I would like to buy a bread machine and see many at the thrift store. Should I try one of those first or get a new one? Any recommendations on the brand? I don't want to spend a lot of money on it. Thanks!
I found a good one on Craigslist for a decent price, that had the manual with it. If you can get one with a manual, I would recommend it, because you would want to have those recipes as a guide. As long as you can test it before you buy it, you should be OK.
I own a Toastmaster brand machine, and it works quite well. It was from a thrift shop, and I found the manual online. Manuals for bread machines are available online if the one you buy does not have a manual. Two sites to try are Bread-Maker.net, and breadmachinedigest.com. There are also sites for individual brands of machines. Just google bread machine manuals or your particular brand.
I see bread machines at thrift stores ALL the time! Check your local salvation army! That's where I found mine! I found another one at GOOD Will. I love the one I got from Salvation Army! It's older, but it works GREAT! I love it!! YOu don't have to spend tons of money on a new one, unless you will really use it ALL the time. I use mine once a week and I spent $4.00 on it!
I would get one at the thrift shop as many people get these breadmakers and don't know how or want to use them and just give them away to get rid of them. Some of them may be almost new. You can get lots of recipes on line (especially at about.com) just type in bread machine recipes in the search. I don't use mine much in the summer, but it can be 'dangerous' in the winter as I do use it a lot and the bread is so addicting!! Good luck!

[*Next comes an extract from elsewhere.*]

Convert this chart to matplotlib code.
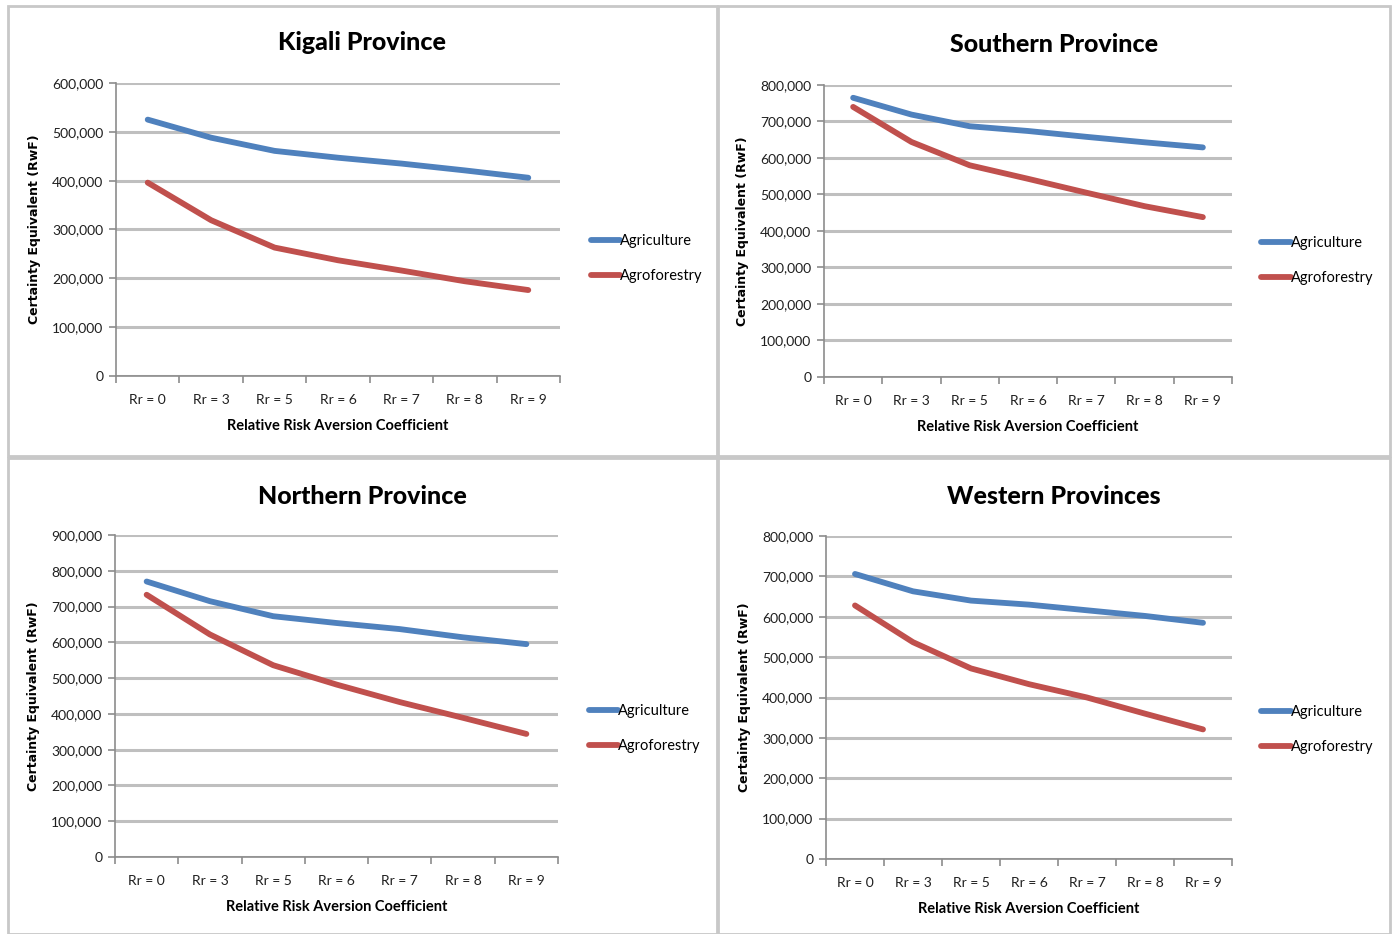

Purchase a new one and keep the receipt for a year.
I would not purchase a used one because you really don't know where it has been and it could cause a fire etc....
I had one and used it to death..literally...
great for when you don't have any money for $2.39 a loaf...
We used to use ours quite a bit but now haven't in years. Since you don't know how you will like using one, I'd recommend spending as little as possible. I think a used one in good condition would be a good place to start. Bread machines tho have really come down in price so even new ones are not very expensive but if you could get one for let's say 5 bucks or so, that'd be a great way to try one out. You could always buy a nicer one later.
Also, another thought if you are on the fence about whether you'd really like a bread machine, is see if someone you know would lend you theirs for a while and you could try one w/o actually owning one yourself. You may have a good friend or relative that wouldn't mind lending you one for a week or so.
Thanks for all the suggestions!
I would go a head and buy the used one. For all you know, it wasn an unwanted gift and may not have even been used. They were all the rage for a while, then seemed to sit in the backs of cupboards. Yours may also be a novelty for a while, so I'd ask the thrift shop to plug it in (to make sure it works) and if okay, go for your life! Hopefully the manual is with it. There's nothing better than setting the timer and waking up to the smell of cooking bread for a fresh breakfast! Have fun!
Thanks for asking this, Mindy, I've been wondering the same thing myself for quite a while. Now I too can benefit from the advice given here :)
I got one from freecycle. It had been a gift the person didn't use much. After you have it a while, more than likely you'll tire of it too. Don't spend too much money on something like this. (smile)
I got a breadmaker free off freecycle.org. The lady didn't want it any more. I had to clean it up since it had been in a shed, but I watched it carefully the first time or two and it works just fine. I use it a lot.
I have 2, one bought brand new. Have gotten for friends at tag sales and good will. Know your price. Thrift stores usually have a 1 week return time on anything electric.
Make sure it is a 2 pound dough capacity machine. You can do so much with it. I do not back the bread in my machines but have LOTs of recipes we have redone to fit my machine. Lots of times of dos and don't as well. I never use the powdered milk recipes call for, use fresh. For "oil" I use olive or butter. The quality does make a different. For those with diet restrictions of no butter? Maybe bread should be off it too! I make all types of grain breads, French breads, herb breads whole wheat/molasses, etc.
You can turn the dough out after the dough cycle ends (make sure the machine has DOUGH CYCLE) and the normal baked in the machine loaf is 1. Dough and pan it--makes 3. Saves you lots of concentrated carbs.
You can make delicious rolls, desserts, etc. All 3 of my sons learned to bake many styles of bread with the machines. I have Osters.
Make sure the little paddle in the inside of the tub looks look new and does not spin real freely in the container. There are little flanges on it that catch for the kneed cycle. I have replaced this on one--and found that a 2nd hand machine was the same price.